Geometric Series in Sigma Notation with natural log

Question

So I am trying to solve for this problem below, I attach a screenshot of it, but I just can't seem to find the answer. Is anyone able to solve this? (Extra note: U_n = U_r)

So for (a) I got 2(1-2^-10), which i got from deriving the geometric series equation $$S_n = \frac{U_1(1-r^n)}{r-1}$$ Which I believe should be correct, but for question (b) I tried to change the sigma notation series $$\sum_{n=0}^{10} ln(0.5^n)$$ into the normal geometric series equation $$S_{10} = \frac{1(1-ln(0.5^{10}))}{1-ln(0.5^{10})}$$ But then I got different values for it. So, is there another method to get the exact value in the form of c ln d, where c and d is an integer? And is my answer for question (a) correct?

See the problem here

Answer 1

(a) Given sum is nothing else than:

$\sum_{r=0}^{10}u_r=u_0+u_1+u_2+u_3+u_4+u_5+u_6+u_7++u_8+u_9+u_{10}$.

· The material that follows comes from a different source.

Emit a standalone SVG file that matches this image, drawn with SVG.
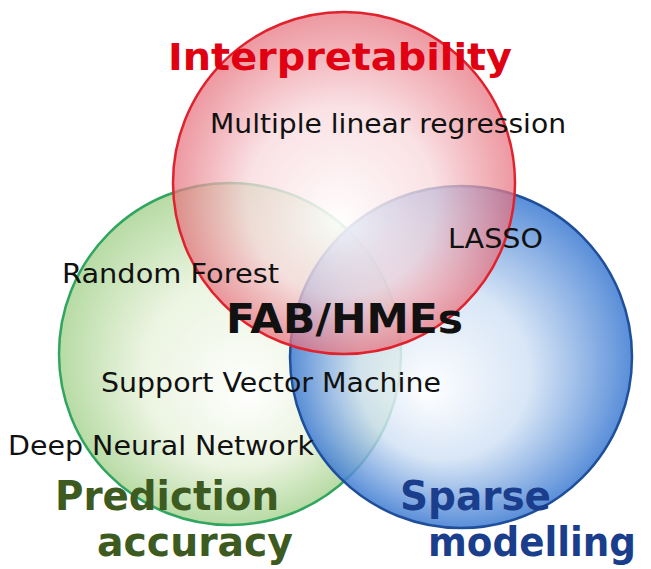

Next, we have $u_n=0.5^n$, so we have to find:

$0.5^0 + 0.5^1 + 0.5^2 + 0.5^3 + 0.5^4 + 0.5^5 + 0.5^6 + 0.5^7 + 0.5^8 + 0.5^9 + 0.5^{10}$.

It is easy to recognize that the given sequence $u_n$ is geometric sequence, so basically we have to find the sum of first $11$ members of it. To find such sum we can use well known formula, i.e.

$S_{11} = \frac{1 - (\frac{1}{2})^{11}}{1-\frac{1}{2}} = ... = \frac{2047}{1024} = \frac{2048-1}{2^{10}} = \frac{2^{11} - 2^0}{2^{10}}$.

Answer 2

Hint: The sum in part (b) is not a geometric series. But we do know that $\ \ln\left(a^n\right)=n\ln(a)\ $ for any positive $\ a\ $, so $\ \sum_\limits{n=0}^{10}\ln\left(0.5^n\right)= \sum_\limits{n=0}^{10}n\ln(0.5)\ $. Can you now work out the sum of this series?